Absorption and the order book
But pros do not stop at static size. They watch how size changes. Is a large bid holding in place while trades hit it repeatedly? That may indicate genuine buying interest absorbing sell pressure. Is a big sell wall repeatedly appearing and disappearing? That may be less trustworthy. The order book is most useful when combined with the tape, meaning the actual stream of executed trades. A displayed order only shows intention; a filled order shows commitment.
This leads to one of the most valuable ideas in order book trading: absorption. Absorption happens when aggressive buyers or sellers keep hitting one side of the market, yet price does not move much because passive liquidity is absorbing the flow. For example, if market sells keep striking the bid but price refuses to break lower, that can hint at hidden demand. On the other hand, if the bid starts thinning and each new wave of selling pushes price down, the book is no longer absorbing pressure well.
Spread quality and Level 2 data
Another key signal is the quality of the spread. In calm, liquid markets, spreads are often tight and the order book is layered smoothly. In more nervous conditions, spreads widen and book depth can become patchy. That raises slippage risk. Investopedia notes that low size and shallow depth can lead to bigger price moves when orders are executed, especially in thinner names or during volatile periods.
Professional traders also pay attention to Level 2 data, because it reveals more than the simple last price and best quote. Level 2 shows multiple price levels and sizes on both sides of the market, helping traders judge whether support or resistance is broad and stable or narrow and fragile. Investopedia describes Level 2 as a real-time view into the order book beyond the national best bid and offer.
Order book limits and order flow trading
Still, order book analysis has limits. In modern electronic markets, high-frequency activity can cause quotes to update extremely fast. Some visible liquidity is fleeting, and some true trading interest may be hidden. Academic and exchange-based research also suggests that order book data can help explain short-term return predictability, but the signal is noisy and context-dependent. In other words, the order book is a useful tool, not a crystal ball.
The most effective way to use the order book is as part of a broader order flow trading process. Combine it with recent trade execution, volume, volatility, and key price levels. If price is approaching a prior support level and the book begins to thicken on the bid while aggressive selling slows, that is more meaningful than watching size in isolation. If price is breaking out and ask liquidity keeps pulling away while trades continue lifting the offer, that can confirm momentum.
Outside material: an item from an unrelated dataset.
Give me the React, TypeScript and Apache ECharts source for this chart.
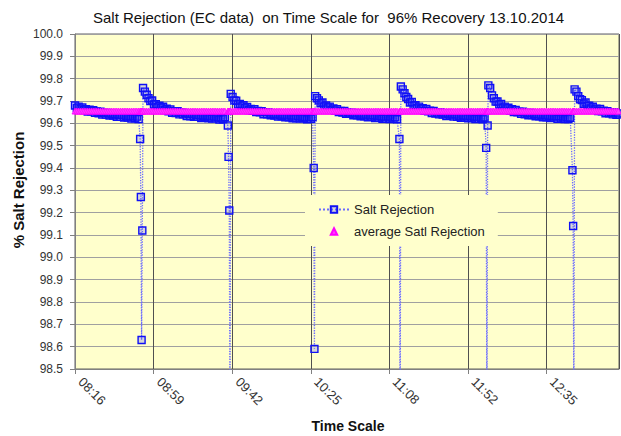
import React, { useEffect, useRef } from "react";
import * as echarts from "echarts";

const TITLE = "Salt Rejection (EC data)  on Time Scale for  96% Recovery 13.10.2014";
const Y_TITLE = "% Salt Rejection";
const X_TITLE = "Time Scale";
const SERIES_NAMES = ["Salt Rejection", "average Satl Rejection"];

// x axis: minutes since 08:16, major unit 0.03 day = 43.2 min
const X_TICK_LABELS = ["08:16", "08:59", "09:42", "10:25", "11:08", "11:52", "12:35"];
const X_TICK_STEP = 43.2;
const X_MAX = 299;
const Y_MIN = 98.5;
const Y_MAX = 100;
const Y_STEP = 0.1;

const AVERAGE = 99.655;

// sampling (minutes)
const SEG0_START = 0;
const DECAY_STEP = 1;
const DROP_STEP = 0.4;
const DROP_STARTS = [35.8, 84.0, 131.2, 178.3, 226.0, 273.4];

const SEG0 = [99.680, 99.669, 99.675, 99.664, 99.671, 99.659, 99.663, 99.653, 99.661, 99.654, 99.659, 99.647, 99.653, 99.645, 99.652, 99.639, 99.646, 99.639, 99.647, 99.635, 99.642, 99.635, 99.641, 99.629, 99.637, 99.629, 99.638, 99.626, 99.632, 99.626, 99.633, 99.621, 99.630, 99.623, 99.630, 99.619];

const DROP_1 = [99.53, 99.27, 98.63, 99.12];
const DROP_2 = [99.59, 99.45, 99.21, 98.2];
const DROP_3 = [99.40, 98.59];
const DROP_4 = [99.53, 98.1];
const DROP_5 = [99.49, 98.2, 99.59];
const DROP_6 = [99.39, 99.14, 98.3];

const DECAY_1 = [99.758, 99.742, 99.728, 99.712, 99.700, 99.702, 99.684, 99.686, 99.672, 99.679, 99.668, 99.674, 99.659, 99.665, 99.654, 99.662, 99.647, 99.654, 99.646, 99.654, 99.640, 99.649, 99.640, 99.646, 99.633, 99.642, 99.632, 99.642, 99.629, 99.636, 99.629, 99.637, 99.624, 99.634, 99.627, 99.634, 99.623, 99.630, 99.621, 99.630, 99.622, 99.628, 99.617, 99.625, 99.618, 99.627];
const DECAY_2 = [99.732, 99.718, 99.703, 99.701, 99.685, 99.687, 99.676, 99.681, 99.668, 99.673, 99.659, 99.664, 99.656, 99.663, 99.650, 99.656, 99.649, 99.654, 99.641, 99.650, 99.641, 99.649, 99.636, 99.642, 99.635, 99.642, 99.630, 99.638, 99.632, 99.639, 99.627, 99.635, 99.627, 99.635, 99.623, 99.630, 99.623, 99.633, 99.621, 99.628, 99.623, 99.629, 99.618, 99.627, 99.620, 99.627];
const DECAY_3 = [99.722, 99.712, 99.703, 99.690, 99.693, 99.676, 99.680, 99.671, 99.675, 99.661, 99.667, 99.657, 99.663, 99.650, 99.655, 99.648, 99.656, 99.643, 99.649, 99.643, 99.648, 99.636, 99.644, 99.636, 99.644, 99.632, 99.638, 99.631, 99.639, 99.627, 99.635, 99.629, 99.636, 99.624, 99.633, 99.625, 99.632, 99.620, 99.628, 99.621, 99.631, 99.619, 99.626, 99.621, 99.627, 99.618];
const DECAY_4 = [99.765, 99.752, 99.735, 99.718, 99.709, 99.693, 99.696, 99.680, 99.681, 99.668, 99.675, 99.664, 99.668, 99.656, 99.664, 99.654, 99.657, 99.646, 99.655, 99.644, 99.648, 99.640, 99.649, 99.639, 99.644, 99.633, 99.643, 99.635, 99.639, 99.630, 99.640, 99.629, 99.634, 99.625, 99.635, 99.626, 99.633, 99.623, 99.633, 99.624, 99.629, 99.619, 99.629, 99.620, 99.625, 99.618, 99.626];
const DECAY_5 = [99.770, 99.758, 99.725, 99.712, 99.697, 99.698, 99.684, 99.687, 99.670, 99.675, 99.666, 99.670, 99.657, 99.663, 99.651, 99.660, 99.649, 99.652, 99.643, 99.652, 99.641, 99.646, 99.636, 99.646, 99.637, 99.642, 99.632, 99.641, 99.632, 99.636, 99.627, 99.638, 99.627, 99.633, 99.624, 99.633, 99.626, 99.631, 99.620, 99.632, 99.622, 99.626, 99.619, 99.628, 99.619, 99.625];
const DECAY_6 = [99.752, 99.742, 99.722, 99.708, 99.704, 99.688, 99.693, 99.678, 99.679, 99.667, 99.674, 99.662, 99.666, 99.655, 99.664, 99.654, 99.657, 99.645, 99.654, 99.645, 99.648, 99.640, 99.649, 99.638, 99.644, 99.635];

const DROPS = [DROP_1, DROP_2, DROP_3, DROP_4, DROP_5, DROP_6];
const DECAYS = [DECAY_1, DECAY_2, DECAY_3, DECAY_4, DECAY_5, DECAY_6];

function buildSalt(): number[][] {
  const pts: number[][] = [];
  SEG0.forEach((v, i) => pts.push([SEG0_START + i * DECAY_STEP, v]));
  DROP_STARTS.forEach((t0, k) => {
    const drop = DROPS[k];
    drop.forEach((v, i) => pts.push([+(t0 + i * DROP_STEP).toFixed(2), v]));
    const t1 = t0 + drop.length * DROP_STEP;
    DECAYS[k].forEach((v, i) => pts.push([+(t1 + i * DECAY_STEP).toFixed(2), v]));
  });
  return pts;
}

const FONT = "Liberation Sans, Arial, sans-serif";

export default function App() {
  const ref = useRef<HTMLDivElement>(null);
  useEffect(() => {
    document.body.style.margin = "0";
    if (!ref.current) return;
    const chart = echarts.init(ref.current, undefined, { renderer: "svg" });
    const salt = buildSalt();
    const avg = salt.map((p) => [p[0], AVERAGE]);
    chart.setOption({
      animation: false,
      backgroundColor: "#ffffff",
      textStyle: { fontFamily: FONT },
      title: {
        text: TITLE,
        left: 88,
        top: 5,
        textStyle: { fontSize: 15, fontWeight: "normal", color: "#111", fontFamily: FONT },
      },
      grid: {
        left: 75,
        right: 2,
        top: 34,
        bottom: 67,
        show: true,
        backgroundColor: "#ffffcc",
        borderColor: "#606060",
        borderWidth: 1,
      },
      legend: {
        orient: "vertical",
        left: 305,
        top: 195,
        backgroundColor: "#ffffcc",
        padding: [8, 13, 8, 13],
        itemWidth: 30,
        itemHeight: 8,
        itemGap: 9,
        textStyle: { fontSize: 13, color: "#222", fontFamily: FONT },
        data: SERIES_NAMES,
      },
      xAxis: {
        type: "value",
        min: 0,
        max: X_MAX,
        interval: X_TICK_STEP,
        axisLine: { show: true, lineStyle: { color: "#808080" } },
        axisTick: { show: true, length: 5, lineStyle: { color: "#808080" } },
        axisLabel: {
          rotate: -45,
          margin: 5,
          padding: [0, 0, 0, 8],
          fontSize: 13,
          color: "#333",
          fontFamily: FONT,
          showMaxLabel: false,
          formatter: (v: number) => {
            const idx = Math.round(v / X_TICK_STEP);
            if (Math.abs(idx * X_TICK_STEP - v) > 0.01) return "";
            return X_TICK_LABELS[idx] ?? "";
          },
        },
        splitLine: { show: true, lineStyle: { color: "#505050", width: 1 } },
      },
      yAxis: {
        type: "value",
        min: Y_MIN,
        max: Y_MAX,
        interval: Y_STEP,
        axisLine: { show: true, lineStyle: { color: "#808080" } },
        axisTick: { show: true, length: 5, lineStyle: { color: "#808080" } },
        axisLabel: {
          margin: 12,
          fontSize: 12,
          color: "#333",
          fontFamily: FONT,
          formatter: (v: number) => v.toFixed(1),
        },
        splitLine: { show: true, lineStyle: { color: "#a0a0a0", width: 1 } },
      },
      graphic: [
        {
          type: "text",
          x: 18,
          y: 190,
          rotation: Math.PI / 2,
          style: {
            text: Y_TITLE,
            fontSize: 15,
            fontWeight: "bold",
            fill: "#111",
            fontFamily: FONT,
            align: "center",
            verticalAlign: "middle",
          },
        },
        {
          type: "text",
          x: 348,
          y: 426,
          style: {
            text: X_TITLE,
            fontSize: 14,
            fontWeight: "bold",
            fill: "#111",
            fontFamily: FONT,
            align: "center",
            verticalAlign: "middle",
          },
        },
      ],
      series: [
        {
          name: SERIES_NAMES[0],
          type: "line",
          data: salt,
          symbol: "rect",
          symbolSize: 7,
          showAllSymbol: true,
          lineStyle: { type: "dotted", color: "#6b6bff", width: 1.3 },
          itemStyle: { color: "rgba(70,70,255,0.22)", borderColor: "#1010f5", borderWidth: 1.4 },
          clip: true,
        },
        {
          name: SERIES_NAMES[1],
          type: "line",
          data: avg,
          symbol: "triangle",
          symbolSize: 6,
          showAllSymbol: true,
          lineStyle: { width: 0, opacity: 0 },
          itemStyle: { color: "#ff44ff", borderColor: "#ff00ff", borderWidth: 0.8 },
          clip: true,
        },
      ],
    });
    return () => chart.dispose();
  }, []);
  return <div ref={ref} style={{ width: 621, height: 436 }} />;
}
Practical questions a pro tends to ask in real time:
- Is the spread tight or widening?
- Is the book deep or thin near the current price?
- Which side shows more real pressure: bids or asks?
- Are large orders holding, refreshing, or vanishing?
- Is price reacting to executed trades, or resisting them?
- Is the order book confirming what volume and price action already suggest?
These questions turn a confusing screen into a structured trading tool.
Conclusion
The biggest takeaway is simple: reading the order book like a pro means reading behavior, not just numbers. Anyone can see a stack of bids and offers. Skilled traders interpret the relationship between market depth, spread, liquidity, execution, and price response. They understand that large size can be meaningful, misleading, or temporary. They know that order book signals are strongest when supported by live trade flow and context.